(A run of records)
···

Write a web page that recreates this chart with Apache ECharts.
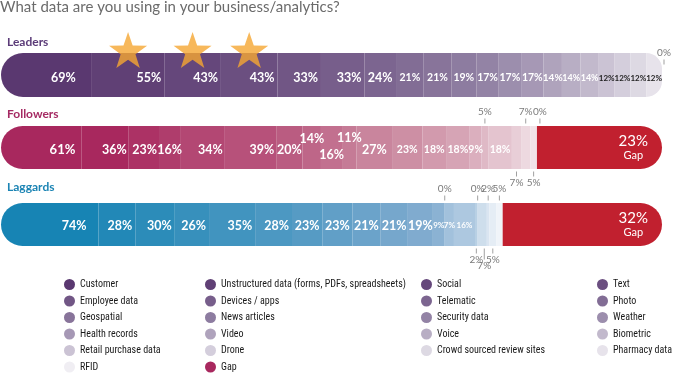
<!DOCTYPE html>
<html><head><meta charset="utf-8">
<script src="https://cdn.jsdelivr.net/npm/echarts@6/dist/echarts.min.js"></script>
<style>html,body{margin:0;padding:0;background:#fff}#c{width:674px;height:375px}</style>
</head><body><div id="c"></div>
<script>
// ---------- data ----------
const rowNames = ['Leaders', 'Followers', 'Laggards'];
const categories = ['Customer', 'Unstructured data (forms, PDFs, spreadsheets)', 'Social', 'Text',
  'Employee data', 'Devices / apps', 'Telematic', 'Photo',
  'Geospatial', 'News articles', 'Security data', 'Weather',
  'Health records', 'Video', 'Voice', 'Biometric',
  'Retail purchase data', 'Drone', 'Crowd sourced review sites', 'Pharmacy data', 'RFID'];
const leadersValues   = [69, 55, 43, 43, 33, 33, 24, 21, 21, 19, 17, 17, 17, 14, 14, 14, 12, 12, 12, 12, 0];
const followersValues = [61, 36, 23, 16, 34, 39, 20, 14, 16, 11, 27, 23, 18, 18, 9, 5, 18, 7, 7, 5, 0];
const laggardsValues  = [74, 28, 30, 26, 35, 28, 23, 23, 21, 21, 19, 9, 0, 7, 16, 2, 0, 7, 2, 5, 5];
const gapLabels = [null, 23, 32];
const starSegments = [1, 2, 3];
const legendColumns = [
  ['Customer', 'Employee data', 'Geospatial', 'Health records', 'Retail purchase data', 'RFID'],
  ['Unstructured data (forms, PDFs, spreadsheets)', 'Devices / apps', 'News articles', 'Video', 'Drone', 'Gap'],
  ['Social', 'Telematic', 'Security data', 'Voice', 'Crowd sourced review sites'],
  ['Text', 'Photo', 'Weather', 'Biometric', 'Pharmacy data']
];

// ---------- style ----------
const rows = [leadersValues, followersValues, laggardsValues];
const totals = rows.map(r => r.reduce((a, b) => a + b, 0));
const fullWidth = totals[0];
const palettes = [
  ['#5a3870', '#9383a5', '#f0eef3'],
  ['#a8285e', '#cb8aa0', '#f6eef1'],
  ['#1784b4', '#80abcf', '#f0f4f9']
];
const rowTitleColors = ['#5b3b78', '#a52a63', '#1b84b4'];
const gapColor = '#c1202f';
const grids = [{top: 53, h: 44}, {top: 126, h: 43}, {top: 203, h: 43}];
const outsideTop = [[20], [15, 18, 20], [12, 16, 18, 20]];
const outsideBottom = [[], [17, 19], [15, 17, 19]];
const FONT = 'Lato, "Noto Sans", sans-serif';

function hex2rgb(h) { return [1, 3, 5].map(k => parseInt(h.substr(k, 2), 16)); }
function mix(a, b, t) {
  const A = hex2rgb(a), B = hex2rgb(b);
  return '#' + A.map((x, k) => Math.round(x + (B[k] - x) * t).toString(16).padStart(2, '0')).join('');
}
function rowColor(r, i) {
  let t = r === 1 ? Math.max(0, i - 1) / 19 : i / 20;
  const p = palettes[r];
  return t <= 0.5 ? mix(p[0], p[1], t / 0.5) : mix(p[1], p[2], (t - 0.5) / 0.5);
}
const tickRich = {
  v: {fontSize: 10, color: '#7a7a7a', fontFamily: FONT, lineHeight: 12, align: 'center'},
  t: {width: 1, height: 5, backgroundColor: '#a0a0a0', fontSize: 1, lineHeight: 6, align: 'center'},
  tl: {width: 1, height: 11, backgroundColor: '#a0a0a0', fontSize: 1, lineHeight: 12, align: 'center'}
};
function labelFor(r, i) {
  const txt = rows[r][i] + '%';
  if (outsideTop[r].includes(i)) {
    const l = {show: true, position: 'top', distance: 2, formatter: '{v|' + txt + '}\n{t| }', rich: tickRich};
    if (r === 0) l.offset = [2, 14];
    if (r === 1 && i === 20) l.offset = [3, 0];
    return l;
  }
  if (outsideBottom[r].includes(i)) {
    const long = (r === 2 && i === 17);
    const l = {show: true, position: 'bottom', distance: 2, formatter: '{' + (long ? 'tl' : 't') + '| }\n{v|' + txt + '}', rich: tickRich};
    if (long) l.offset = [2, 0];
    return l;
  }
  let size, color = '#fff', pos = 'inside', dist = 3, dy = [3, 2, 1][r];
  if (r === 0) {
    size = i <= 6 ? 12.5 : i <= 12 ? 10.5 : i === 13 ? 10 : i <= 15 ? 9 : 8;
    if (i >= 16) color = '#1e1e1e';
    if (i <= 5) pos = 'insideRight';
    if (i === 0) dist = 16;
  } else if (r === 1) {
    size = i === 0 ? 13 : i <= 10 ? 12.5 : 10.5;
    if ([0, 1, 2, 4, 5].includes(i)) pos = 'insideRight';
    dist = i === 0 ? 6 : 2;
    if (i === 7) dy = -9;
    if (i === 8) dy = 7;
    if (i === 9) dy = -10;
  } else {
    size = i <= 10 ? 12.5 : 8;
    if (i <= 5) pos = 'insideRight';
    if (i === 0) dist = 12;
  }
  return {show: true, position: pos, distance: dist, offset: [0, dy], formatter: txt,
    color: color, fontSize: size, fontWeight: 'bold', fontFamily: FONT};
}
function radiusFor(r, i) {
  if (i === 0) return [22, 0, 0, 22];
  if (r === 0 && i === 19) return [0, 22, 22, 0];
  return 0;
}

const series = [];
categories.forEach((name, i) => {
  rows.forEach((vals, r) => {
    series.push({
      type: 'bar', name: name, stack: 's' + r, xAxisIndex: r, yAxisIndex: r,
      barWidth: grids[r].h, silent: true, animation: false,
      itemStyle: {color: rowColor(0, i)},
      data: [{value: vals[i], itemStyle: {color: rowColor(r, i), borderRadius: radiusFor(r, i)}, label: labelFor(r, i)}]
    });
  });
});
[1, 2].forEach(r => {
  series.push({
    type: 'bar', name: 'Gap', stack: 's' + r, xAxisIndex: r, yAxisIndex: r,
    barWidth: grids[r].h, silent: true, animation: false,
    itemStyle: {color: '#a8285e'},
    data: [{value: fullWidth - totals[r], itemStyle: {color: gapColor, borderRadius: [0, 22, 22, 0]},
      label: {show: true, position: 'insideRight', distance: 14, formatter: '{a|' + gapLabels[r] + '%}\n{b|Gap}',
        rich: {a: {fontSize: 15, color: '#fff', fontFamily: FONT, lineHeight: 16, align: 'center'},
               b: {fontSize: 11, color: '#fff', fontFamily: FONT, lineHeight: 13, align: 'center'}}}}]
  });
});
// stars over the highlighted Leaders segments
function cum(vals, i) { let s = 0; for (let k = 0; k < i; k++) s += vals[k]; return s; }
const starPts = [];
for (let k = 0; k < 10; k++) {
  const a = -Math.PI / 2 + k * Math.PI / 5, rr = k % 2 ? 0.39 : 1;
  starPts.push((rr * Math.cos(a)).toFixed(4) + ',' + (rr * Math.sin(a)).toFixed(4));
}
const starPath = 'path://M' + starPts.join(' L') + ' Z';
series.push({
  type: 'scatter', name: 'stars', xAxisIndex: 0, yAxisIndex: 0, silent: true, animation: false, z: 10,
  symbol: starPath, symbolSize: [38, 36], symbolOffset: [0, -25],
  itemStyle: {color: '#f5a632'},
  data: starSegments.map(i => [cum(leadersValues, i) + leadersValues[i] / 2, 0])
});

const option = {
  animation: false,
  title: [
    {text: 'What data are you using in your business/analytics?', left: 0, top: 0, padding: 0,
      textStyle: {fontSize: 15, fontWeight: 'normal', color: '#6b6b6b', fontFamily: FONT}},
    ...rowNames.map((n, r) => ({text: n, left: 7, top: [36, 108, 181][r], padding: 0,
      textStyle: {fontSize: 12, fontWeight: 'bold', color: rowTitleColors[r], fontFamily: FONT}}))
  ],
  grid: grids.map(g => ({left: 1, width: 661, top: g.top, height: g.h})),
  xAxis: grids.map((g, r) => ({type: 'value', gridIndex: r, min: 0, max: fullWidth, show: false})),
  yAxis: grids.map((g, r) => ({type: 'category', gridIndex: r, data: [rowNames[r]], show: false})),
  legend: legendColumns.map((col, k) => ({
    data: col, orient: 'vertical', left: [64, 205, 421, 597][k], top: 279,
    itemWidth: 11, itemHeight: 11, itemGap: 5.5, icon: 'circle', selectedMode: false, padding: 0,
    textStyle: {fontSize: 10, color: '#1a1a1a', fontFamily: '"Liberation Sans Narrow", "Roboto Condensed", Roboto, sans-serif'}
  })),
  series: series
};
echarts.init(document.getElementById('c'), null, {renderer: 'canvas'}).setOption(option);
</script>
</body></html>
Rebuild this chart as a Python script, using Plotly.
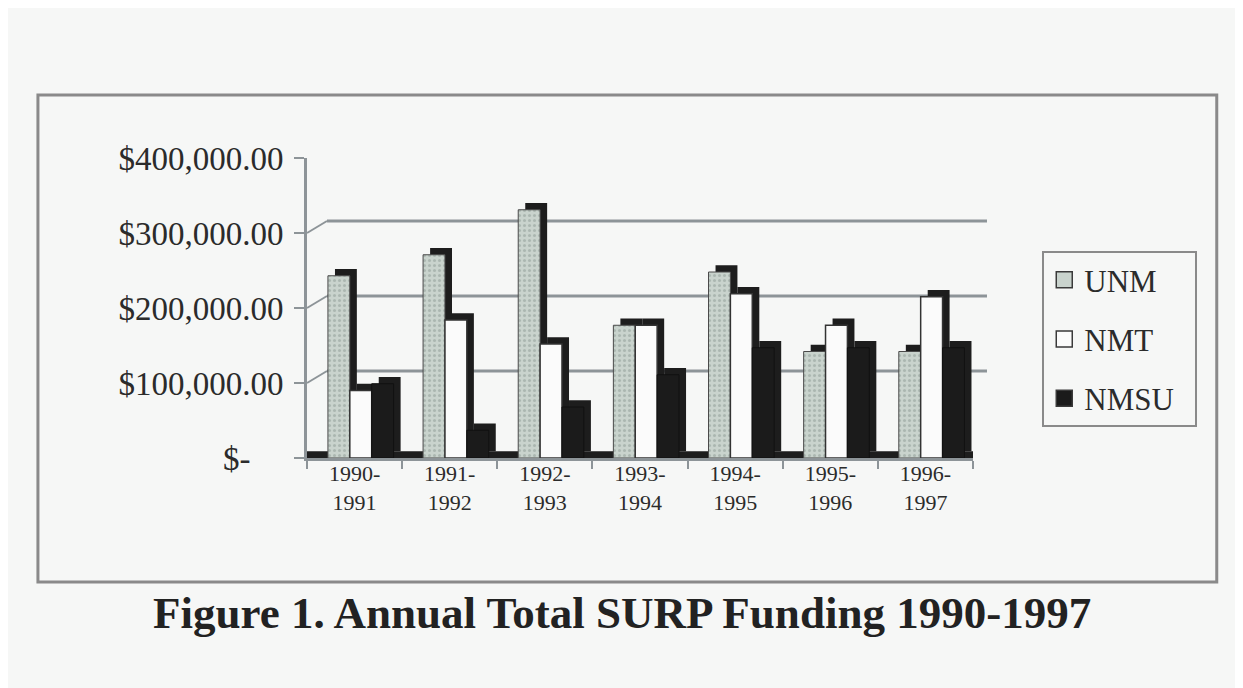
import plotly.graph_objects as go

# Annual SURP funding per institution
years = ["1990-1991", "1991-1992", "1992-1993", "1993-1994",
         "1994-1995", "1995-1996", "1996-1997"]
unm = [243000, 271000, 331000, 177000, 248000, 142000, 142000]
nmt = [90000, 184000, 152000, 177000, 219000, 177000, 215000]
nmsu = [99000, 37000, 68000, 111000, 147000, 147000, 147000]

y_ticks = [0, 100000, 200000, 300000, 400000]
y_labels = ["$-\u00a0\u00a0\u00a0\u00a0", "$100,000.00", "$200,000.00",
            "$300,000.00", "$400,000.00"]
x_labels = [y.replace("-", "-<br>") for y in years]

FONT = "Liberation Serif, Times New Roman, serif"
BG = "#f6f7f6"
SHADE = "#1d1d1d"
GRID = "#8d9498"

# fake 3D: each column gets a dark copy nudged up/right (top + side faces)
BAR_W = 0.23
DX = 0.074      # category units
DY = 9000       # dollars

series = [
    ("UNM", unm, "#c9d3cd",
     dict(color="#c9d3cd", line=dict(color="#4a4a4a", width=1),
          pattern=dict(shape=".", fgcolor="#8e9a94", size=5, solidity=0.3))),
    ("NMT", nmt, "#fbfbfb",
     dict(color="#fbfbfb", line=dict(color="#333333", width=1.5))),
    ("NMSU", nmsu, "#1b1b1b",
     dict(color="#1b1b1b", line=dict(color="#111111", width=1))),
]

fig = go.Figure()
for i, (name, vals, swatch, marker) in enumerate(series):
    off = -0.28 + i * BAR_W
    fig.add_trace(go.Bar(
        x=years, y=vals, base=DY, offset=off + DX, width=BAR_W,
        marker=dict(color=SHADE, line=dict(width=0)),
        showlegend=False, hoverinfo="skip", legendgroup=name,
    ))
    fig.add_trace(go.Bar(
        x=years, y=vals, offset=off, width=BAR_W, name=name,
        marker=marker, legendgroup=name, showlegend=False,
    ))
    # bigger square swatch for the legend (padded name widens the box)
    fig.add_trace(go.Scatter(
        x=[None], y=[None], mode="markers", name=name + "\u00a0\u00a0",
        legendgroup=name,
        marker=dict(symbol="square", size=16, color=swatch,
                    line=dict(color="#3a3a3a", width=1.5)),
    ))

# floor strip seen between clusters
shapes = [dict(type="rect", xref="paper", yref="y", x0=0, x1=1, y0=0, y1=DY,
               fillcolor=SHADE, line=dict(width=0), layer="below")]

# back-wall gridlines, lifted a little, with the slanted connectors
G_UP = 16000
G_X0 = 0.03
for v in y_ticks[1:-1]:
    shapes.append(dict(type="line", xref="paper", yref="y", x0=G_X0, x1=1.021,
                       y0=v + G_UP, y1=v + G_UP, layer="below",
                       line=dict(color=GRID, width=3)))
    shapes.append(dict(type="line", xref="paper", yref="y", x0=0, x1=G_X0,
                       y0=v, y1=v + G_UP, layer="below",
                       line=dict(color=GRID, width=2)))

# outer chart frame
shapes.append(dict(type="rect", xref="paper", yref="paper",
                   x0=-0.404, x1=1.366, y0=-0.413, y1=1.21,
                   line=dict(color="#8a8a8a", width=3)))

# page body has an 8px margin, so the figure is 8px smaller and shifted
fig.update_layout(
    width=1235,
    height=680,
    margin=dict(l=299, r=270, t=150, b=230),
    barmode="overlay",
    paper_bgcolor=BG,
    plot_bgcolor=BG,
    font=dict(family=FONT, color="#2b2b2b"),
    shapes=shapes,
    showlegend=True,
    legend=dict(
        x=1.104, y=0.69, xanchor="left", yanchor="top",
        bgcolor=BG, bordercolor="#8a8a8a", borderwidth=2,
        font=dict(family=FONT, size=31, color="#2b2b2b"),
        traceorder="grouped", tracegroupgap=16,
    ),
    annotations=[dict(
        text="<b>Figure 1. Annual Total SURP Funding 1990-1997</b>",
        xref="paper", yref="paper", x=0.473, y=-0.517,
        xanchor="center", yanchor="middle", showarrow=False,
        font=dict(family=FONT, size=45, color="#222222"),
    )],
)

fig.update_xaxes(
    type="category", range=[-0.5, 6.5],
    tickvals=years, ticktext=x_labels, tickson="boundaries",
    ticks="outside", ticklen=8, tickcolor=GRID, tickwidth=2,
    showline=True, linecolor=GRID, linewidth=3, showgrid=False,
    ticklabelstandoff=-6,
    tickfont=dict(family=FONT, size=22, color="#2b2b2b"),
)
fig.update_yaxes(
    range=[0, 400000], tickvals=y_ticks, ticktext=y_labels,
    ticks="outside", ticklen=10, tickcolor=GRID, tickwidth=2,
    showline=True, linecolor=GRID, linewidth=3, showgrid=False,
    zeroline=False, ticklabelstandoff=4,
    tickfont=dict(family=FONT, size=33, color="#2b2b2b"),
)

fig.write_html("out.html")
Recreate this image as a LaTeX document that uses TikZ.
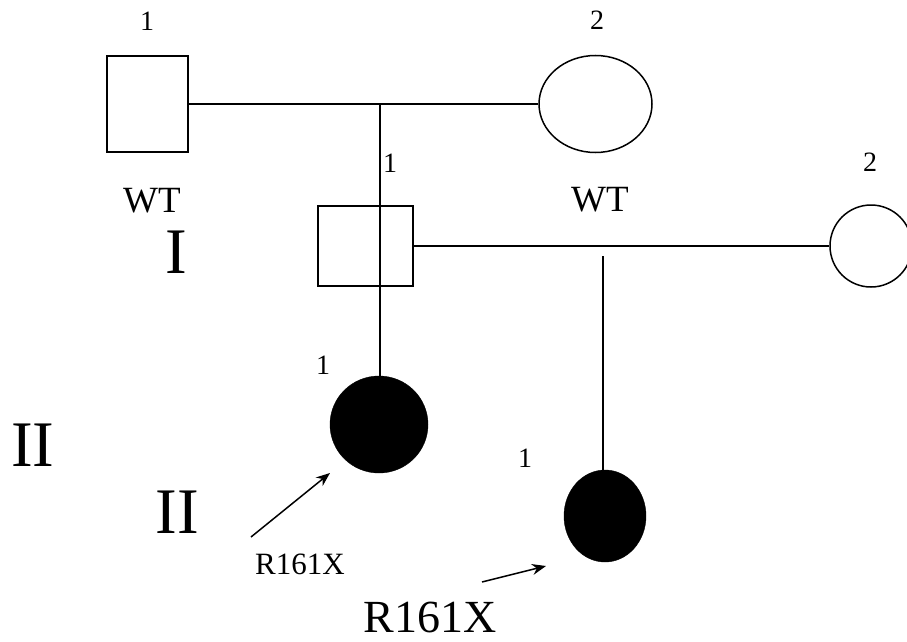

···

Go through the records above, find every line with the word "that", and list those lines.

Write a web page that recreates this chart with Apache ECharts.
Recreate this image as a LaTeX document that uses TikZ.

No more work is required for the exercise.